January 12th, 2008 · 19 Comments ·

Helicopters are one of the most versatile modes of transportation in existence and give the pilot complete access to a fully 3-dimensional space. Because of this, helicopters, whether RC or full size, are one of the most difficult vehicles to learn to control.

For example:

A train can travel in 2 directions: forwards and backwards.

A car can travel in 4 directions: forwards, backwards, left and right.

An airplane can travel in 5 directions: forwards, left, right, up and down.

Whereas a helicopter can travel in 6 directions: forwards, backwards, left, right, up and down.
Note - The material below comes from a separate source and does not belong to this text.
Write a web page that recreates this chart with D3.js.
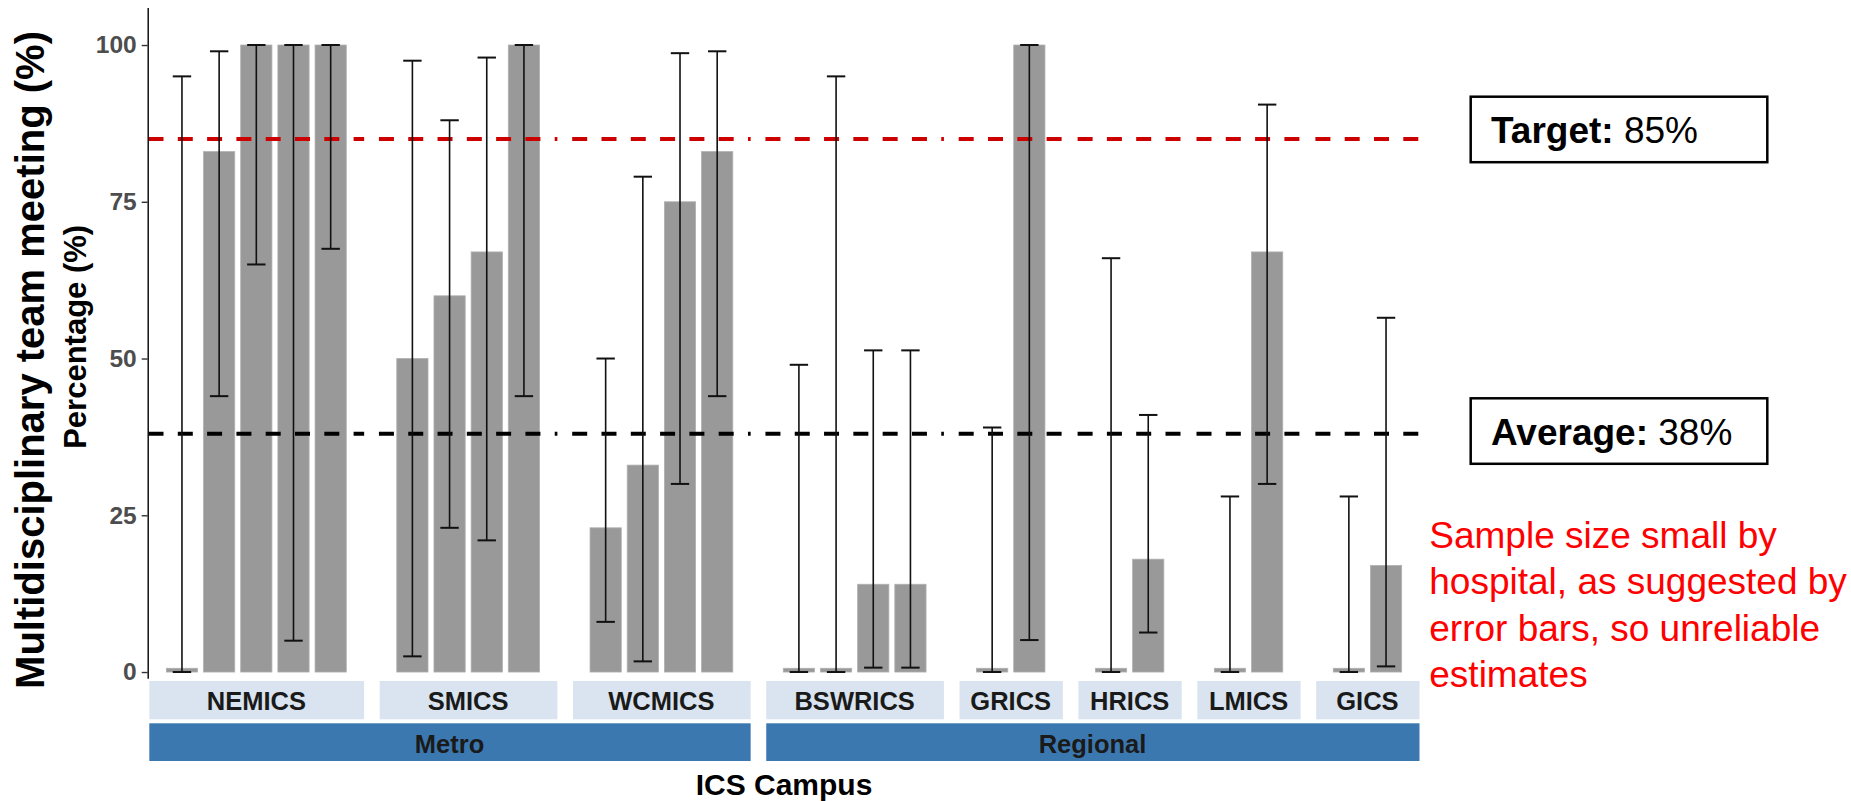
<!DOCTYPE html>
<html>
<head>
<meta charset="utf-8">
<script src="https://cdn.jsdelivr.net/npm/d3@7"></script>
<style>
  body { margin: 0; background: #fff; }
  svg { display: block; font-family: "Liberation Sans", Arial, sans-serif; }
</style>
</head>
<body>
<svg id="chart"></svg>
<script>
// campuses (facets) and the region each belongs to
var campusNames = ["NEMICS", "SMICS", "WCMICS", "BSWRICS", "GRICS", "HRICS", "LMICS", "GICS"];
var campusRegion = ["Metro", "Metro", "Metro", "Regional", "Regional", "Regional", "Regional", "Regional"];

// one entry per hospital bar
var barCampus = ["NEMICS", "NEMICS", "NEMICS", "NEMICS", "NEMICS",
                 "SMICS", "SMICS", "SMICS", "SMICS",
                 "WCMICS", "WCMICS", "WCMICS", "WCMICS",
                 "BSWRICS", "BSWRICS", "BSWRICS", "BSWRICS",
                 "GRICS", "GRICS", "HRICS", "HRICS", "LMICS", "LMICS", "GICS", "GICS"];
var pct    = [0.6, 83, 100, 100, 100,  50, 60, 67, 100,  23, 33, 75, 83,  0.6, 0.6, 14, 14,  0.6, 100, 0.6, 18, 0.6, 67, 0.6, 17];
var ciLow  = [0, 44, 65, 5, 67.5,  2.5, 23, 21, 44,  8, 1.7, 30, 44,  0, 0, 0.7, 0.7,  0, 5.1, 0, 6.3, 0, 30, 0, 0.9];
var ciHigh = [95, 99, 100, 100, 100,  97.5, 88, 98, 100,  50, 79, 98.7, 99,  49, 95, 51.3, 51.3,  39, 100, 66, 41, 28, 90.5, 28, 56.5];

var yTicks = [0, 25, 50, 75, 100];
var targetPct = 85, averagePct = 38;
var noteLines = ["Sample size small by", "hospital, as suggested by", "error bars, so unreliable", "estimates"];

var W = 1851, H = 801;
var svg = d3.select("#chart").attr("width", W).attr("height", H);
svg.append("rect").attr("width", W).attr("height", H).attr("fill", "#fff");

var plotLeft = 148.5, plotRight = 1419.5, gap = 14.8;

var y = d3.scaleLinear().domain([-1, 106]).range([678.3, 7.4]);

// facet layout (free x space)
var counts = campusNames.map(function (c) { return barCampus.filter(function (b) { return b === c; }).length; });
var units = d3.sum(counts, function (n) { return n + 0.8; });
var step = (plotRight - plotLeft - gap * (campusNames.length - 1)) / units;
var cursor = plotLeft;
var facets = campusNames.map(function (c, i) {
  var w = step * (counts[i] + 0.8);
  var f = { name: c, region: campusRegion[i], x0: cursor, x1: cursor + w };
  f.x = d3.scaleBand().domain(d3.range(counts[i])).range([f.x0, f.x1])
    .paddingInner(0.16).paddingOuter(0.48);
  cursor += w + gap;
  return f;
});
var facetByName = {};
facets.forEach(function (f) { facetByName[f.name] = f; });

var seen = {};
var rows = barCampus.map(function (c, i) {
  seen[c] = (seen[c] || 0);
  var r = { campus: c, k: seen[c], v: pct[i], lo: ciLow[i], hi: ciHigh[i] };
  seen[c] += 1;
  return r;
});
function cx(d) { var f = facetByName[d.campus]; return f.x(d.k) + f.x.bandwidth() / 2; }

// bars
svg.append("g").selectAll("rect").data(rows).enter().append("rect")
  .attr("x", function (d) { return facetByName[d.campus].x(d.k); })
  .attr("width", function (d) { return facetByName[d.campus].x.bandwidth(); })
  .attr("y", function (d) { return y(d.v); })
  .attr("height", function (d) { return y(0) - y(d.v); })
  .attr("fill", "#999999")
  .attr("stroke", "#b0b0b0").attr("stroke-width", 0.8);

// reference lines, one per panel
[{ v: targetPct, col: "#CD0000" }, { v: averagePct, col: "#000" }].forEach(function (l) {
  svg.append("g").selectAll("line").data(facets).enter().append("line")
    .attr("x1", function (f) { return f.x0; })
    .attr("x2", function (f) { return f.x1; })
    .attr("y1", y(l.v)).attr("y2", y(l.v))
    .attr("stroke", l.col).attr("stroke-width", 4)
    .attr("stroke-dasharray", "15 14.3");
});

// error bars
var eb = svg.append("g").attr("stroke", "#111");
eb.selectAll("line.v").data(rows).enter().append("line").attr("class", "v")
  .attr("x1", cx).attr("x2", cx)
  .attr("y1", function (d) { return y(d.lo); })
  .attr("y2", function (d) { return y(d.hi); })
  .attr("stroke-width", 1.6);
["lo", "hi"].forEach(function (key) {
  eb.selectAll("line." + key).data(rows).enter().append("line").attr("class", key)
    .attr("x1", function (d) { return cx(d) - 9.2; })
    .attr("x2", function (d) { return cx(d) + 9.2; })
    .attr("y1", function (d) { return y(d[key]); })
    .attr("y2", function (d) { return y(d[key]); })
    .attr("stroke-width", 2);
});

// y axis
var yAxis = svg.append("g")
  .attr("transform", "translate(" + 147.7 + ",0)")
  .call(d3.axisLeft(y).tickValues(yTicks).tickSize(6).tickSizeOuter(0).tickPadding(5));
yAxis.select(".domain").attr("stroke", "#000").attr("stroke-width", 1.4);
yAxis.selectAll(".tick line").attr("stroke", "#333").attr("stroke-width", 1.4);
yAxis.selectAll(".tick text")
  .attr("fill", "#4D4D4D").style("font-size", "24.5px").style("font-weight", "bold")
  .style("font-family", "'Liberation Sans', Arial, sans-serif");

// campus strips
var strips = svg.append("g");
strips.selectAll("rect").data(facets).enter().append("rect")
  .attr("x", function (f) { return f.x0 + 0.8; })
  .attr("width", function (f) { return f.x1 - f.x0 - 0.8; })
  .attr("y", 681).attr("height", 38.3)
  .attr("fill", "#D9E4F0");
strips.selectAll("text").data(facets).enter().append("text")
  .attr("x", function (f) { return (f.x0 + f.x1) / 2; })
  .attr("y", 710).attr("text-anchor", "middle")
  .attr("fill", "#1A1A1A").style("font-size", "25.5px").style("font-weight", "bold")
  .text(function (f) { return f.name; });

// region strips
var regions = d3.groups(facets, function (f) { return f.region; }).map(function (g) {
  return { name: g[0], x0: d3.min(g[1], function (f) { return f.x0; }), x1: d3.max(g[1], function (f) { return f.x1; }) };
});
var rs = svg.append("g");
rs.selectAll("rect").data(regions).enter().append("rect")
  .attr("x", function (r) { return r.x0 + 0.8; })
  .attr("width", function (r) { return r.x1 - r.x0 - 0.8; })
  .attr("y", 723.3).attr("height", 37.7)
  .attr("fill", "#3C78B0");
rs.selectAll("text").data(regions).enter().append("text")
  .attr("x", function (r) { return (r.x0 + r.x1) / 2; })
  .attr("y", 752.5).attr("text-anchor", "middle")
  .attr("fill", "#1A1A1A").style("font-size", "25.5px").style("font-weight", "bold")
  .text(function (r) { return r.name; });

// axis titles
svg.append("text")
  .attr("x", (plotLeft + plotRight) / 2).attr("y", 795)
  .attr("text-anchor", "middle").style("font-size", "30px").style("font-weight", "bold")
  .attr("fill", "#000").text("ICS Campus");

svg.append("text")
  .attr("transform", "translate(86," + ((y(-1) + y(106)) / 2 - 6) + ") rotate(-90)")
  .attr("text-anchor", "middle").style("font-size", "31px").style("font-weight", "bold")
  .attr("fill", "#000").text("Percentage (%)");

svg.append("text")
  .attr("transform", "translate(44,360) rotate(-90)")
  .attr("text-anchor", "middle").style("font-size", "40px").style("font-weight", "bold")
  .attr("fill", "#000").text("Multidisciplinary team meeting (%)");

// annotation boxes
[{ label: "Target:", v: targetPct, top: 96.7, base: 143.3 },
 { label: "Average:", v: averagePct, top: 398.3, base: 445 }].forEach(function (b) {
  svg.append("rect")
    .attr("x", 1470.7).attr("y", b.top).attr("width", 296.6).attr("height", 65.5)
    .attr("fill", "#fff").attr("stroke", "#000").attr("stroke-width", 2.5);
  var t = svg.append("text").attr("x", 1491).attr("y", b.base)
    .style("font-size", "37px").attr("fill", "#000");
  t.append("tspan").style("font-weight", "bold").text(b.label);
  t.append("tspan").text(" " + b.v + "%");
});

// note
svg.append("g").selectAll("text").data(noteLines).enter().append("text")
  .attr("x", 1429.3)
  .attr("y", function (d, i) { return 548 + i * 46.3; })
  .style("font-size", "37px").attr("fill", "#FF0000")
  .text(function (d) { return d; });
</script>
</body>
</html>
Plus it can also rotate 360 degrees in either direction and do all of that while inverted.

In a traditional full size helicopter, the pilot is facing forwards controlling the cyclic with one hand and the collective with the other.

However, in an RC helicopter, you’re not always looking the same way the helicopter is flying which makes it quite difficult to keep oriented and stay in control. I’ve even heard full size helicopter pilots say that an RC helicopter is harder to fly – though in reality it’s probably not – but keeping orientated when you’re not facing the same way the helicopter is can be extremely difficult to master.

How Do RC Helicopters Fly?

So, how does an RC helicopter fly? Someone once said that it beats the air into submission – and in fact, it kind of does.

RC helicopter flight can be broken into 5 basic components and their functions. The main rotor, tail rotor, swash plate assembly, collective control and cyclic control.

The Main Rotor

A conventional RC helicopter has its main rotor above the fuselage (its body) which consists of 2 or more rotor blades extending out from a central rotor head, or hub assembly.

The main rotor of an RC helicopter is what produces the lifting force that allows the RC helicopter to fly. The rotors on a collective pitch RC helicopter are shaped just like the airfoils of an airplane wing, only they are thinner, narrower and both sides are symmetrical.

As the rotor blades rotate through the air, they generate lift. The amount of lift generated is determined by the pitch angle (and speed) of each rotor blade as it moves through the air. Pitch angle is referred to as the angle of attack when the rotors are in motion.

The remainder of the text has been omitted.